Under the stay-the-course approach the government has taken so far, it wouldn't introduce any major fiscal stimulus.

The second approach would see Ottawa doing its utmost to fulfil the Conservative party's campaign promise to maintain a balanced budget, forcing it to auction off Crown assets or increase taxes or both. Flaherty has already floated the possibility of putting assets up for sale, but has not suggested any tax hikes.

This approach could "prolong or exacerbate the economic slowdown," the report warns.

The third option would see the government increase spending to stimulate the economy in the short term. The report says this could provide a buffer if a slowdown is expected to be "particularly severe," but would weaken the government's fiscal position in the short and long term.

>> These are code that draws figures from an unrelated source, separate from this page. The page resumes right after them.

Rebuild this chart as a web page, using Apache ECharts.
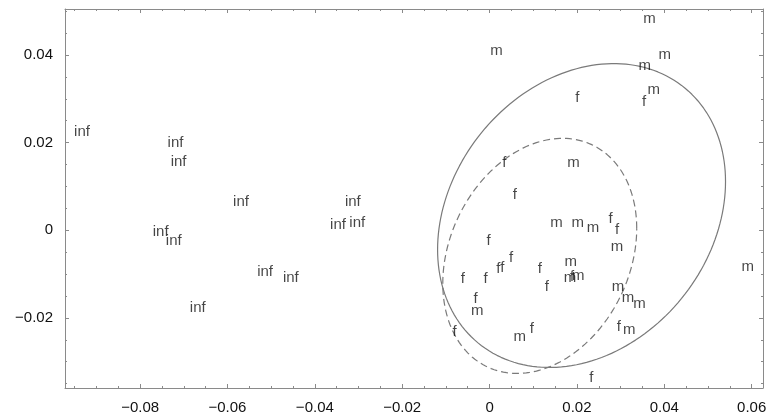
<!DOCTYPE html>
<html>
<head>
<meta charset="utf-8">
<script src="https://cdn.jsdelivr.net/npm/echarts@6/dist/echarts.min.js"></script>
<style>
html,body{margin:0;padding:0;background:#fff;}
#chart{width:768px;height:416px;}
</style>
</head>
<body>
<div id="chart"></div>
<script>
// ---- data ----
const infPoints = [
  [-0.0933, 0.0225], [-0.0719, 0.0199], [-0.0712, 0.0156], [-0.0569, 0.0065],
  [-0.0313, 0.0065], [-0.0347, 0.0012], [-0.0303, 0.0017], [-0.0753, -0.0003],
  [-0.0723, -0.0025], [-0.0514, -0.0094], [-0.0455, -0.0109], [-0.0668, -0.0178]
];
const fPoints = [
  [0.0034, 0.0153], [0.0058, 0.0080], [0.0201, 0.0303], [0.0354, 0.0293],
  [0.0277, 0.0027], [0.0292, 0.0002], [-0.0002, -0.0025], [0.0049, -0.0063],
  [0.0020, -0.0087], [0.0029, -0.0086], [0.0115, -0.0087], [0.0189, -0.0107],
  [0.0131, -0.0129], [-0.0061, -0.0112], [-0.0009, -0.0112], [-0.0032, -0.0156],
  [-0.0080, -0.0233], [0.0097, -0.0226], [0.0296, -0.0220], [0.0233, -0.0337]
];
const mPoints = [
  [0.0366, 0.0482], [0.0016, 0.0409], [0.0401, 0.0400], [0.0355, 0.0375],
  [0.0376, 0.0320], [0.0192, 0.0154], [0.0153, 0.0016], [0.0202, 0.0017],
  [0.0237, 0.0006], [0.0292, -0.0039], [0.0186, -0.0072], [0.0184, -0.0108],
  [0.0203, -0.0105], [0.0591, -0.0083], [0.0294, -0.0129], [0.0317, -0.0154],
  [0.0343, -0.0167], [-0.0028, -0.0185], [0.0069, -0.0243], [0.0320, -0.0228]
];
// ellipse outlines:
// [centerX, centerY, half-width in x, y-offset at x-extreme, remaining y half-axis]
const solidEllipse = [0.02106, 0.00336, 0.03296, 0.00776, 0.0338];
const dashedEllipse = [0.01149, -0.00585, 0.0222, 0.00628, 0.02608];

const xMajorTicks = [-0.08, -0.06, -0.04, -0.02, 0, 0.02, 0.04, 0.06];
const yMajorTicks = [-0.02, 0, 0.02, 0.04];
const xMinorTicks = [-0.095, -0.09, -0.085, -0.075, -0.07, -0.065, -0.055, -0.05, -0.045,
  -0.035, -0.03, -0.025, -0.015, -0.01, -0.005, 0.005, 0.01, 0.015, 0.025, 0.03, 0.035,
  0.045, 0.05, 0.055];
const yMinorTicks = [-0.035, -0.03, -0.025, -0.015, -0.01, -0.005, 0.005, 0.01, 0.015,
  0.025, 0.03, 0.035, 0.045, 0.05];

const X_MIN = -0.0972, X_MAX = 0.0626, Y_MIN = -0.036, Y_MAX = 0.0505;
const FRAME = '#8a8a8a';
const FONT = '"Liberation Sans", Arial, sans-serif';

function fmt(v) {
  const r = Math.round(v * 1000) / 1000;
  if (r === 0) return '0';
  return String(r).replace('-', '\u2212');
}
function makeAxis(position, major, labels, tickVals, tickLen, showLine) {
  const isX = position === 'bottom' || position === 'top';
  return {
    type: 'value', position: position,
    min: isX ? X_MIN : Y_MIN, max: isX ? X_MAX : Y_MAX,
    splitLine: {show: false},
    axisLine: {show: showLine, onZero: false, lineStyle: {color: FRAME, width: 1}},
    axisTick: {show: true, inside: true, length: tickLen, customValues: tickVals,
      lineStyle: {color: FRAME, width: 1}},
    axisLabel: labels ? {show: true, customValues: major, formatter: fmt, margin: 12,
      color: '#111', fontSize: 15, fontFamily: FONT} : {show: false},
    gridIndex: 0
  };
}
// outline of an ellipse from its read parameters
function outline(p) {
  const pts = [];
  for (let i = 0; i <= 180; i++) {
    const t = i / 180 * 2 * Math.PI;
    pts.push([p[0] + p[2] * Math.cos(t), p[1] + p[3] * Math.cos(t) + p[4] * Math.sin(t)]);
  }
  return pts;
}
function textSeries(name, pts) {
  return {
    type: 'scatter', name: name, data: pts, xAxisIndex: 0, yAxisIndex: 0,
    symbol: 'circle', symbolSize: 1, itemStyle: {color: 'rgba(0,0,0,0)'},
    label: {show: true, position: 'inside', formatter: name, color: '#161616',
      fontSize: 15, fontFamily: FONT, align: 'center', verticalAlign: 'middle'},
    emphasis: {disabled: true}, z: 5
  };
}

const chart = echarts.init(document.getElementById('chart'), null, {renderer: 'canvas'});
chart.setOption({
  animation: false,
  backgroundColor: '#fff',
  grid: {left: 65, top: 9, right: 5, bottom: 28, containLabel: false, outerBoundsMode: 'none'},
  xAxis: [
    makeAxis('bottom', xMajorTicks, true, xMajorTicks, 4, true),
    makeAxis('bottom', null, false, xMinorTicks, 2, false),
    makeAxis('top', null, false, xMajorTicks, 4, true),
    makeAxis('top', null, false, xMinorTicks, 2, false)
  ],
  yAxis: [
    makeAxis('left', yMajorTicks, true, yMajorTicks, 4, true),
    makeAxis('left', null, false, yMinorTicks, 2, false),
    makeAxis('right', null, false, yMajorTicks, 4, true),
    makeAxis('right', null, false, yMinorTicks, 2, false)
  ],
  series: [
    {type: 'line', data: outline(solidEllipse), showSymbol: false, symbol: 'none',
      lineStyle: {color: '#7a7a7a', width: 1.2}, emphasis: {disabled: true}, z: 2},
    {type: 'line', data: outline(dashedEllipse), showSymbol: false, symbol: 'none',
      lineStyle: {color: '#7a7a7a', width: 1.2, type: [7, 4]}, emphasis: {disabled: true}, z: 2},
    textSeries('inf', infPoints),
    textSeries('f', fPoints),
    textSeries('m', mPoints)
  ]
});
</script>
</body>
</html>
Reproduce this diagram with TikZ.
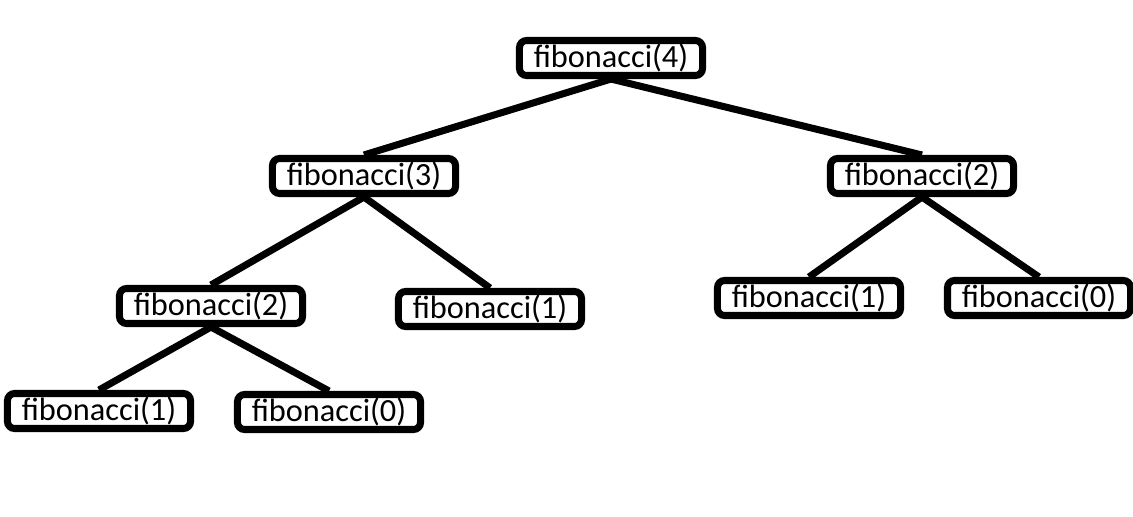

Page and his staff spent the last couple of months crunching numbers and consulting with 18 different private sector financial institutions and watchers, looking for a "consensus" view of the economy, then conducted their own analysis.

The report comes a week before Finance Minister Jim Flaherty delivers the government's economic update. It also comes a day after the government delivered a throne speech suggesting the country may have to run a deficit.

The parliamentary budget officer is a new post, promised by the Tories in their 2006 election platform to provide an independent source of information to MPs on economic policy.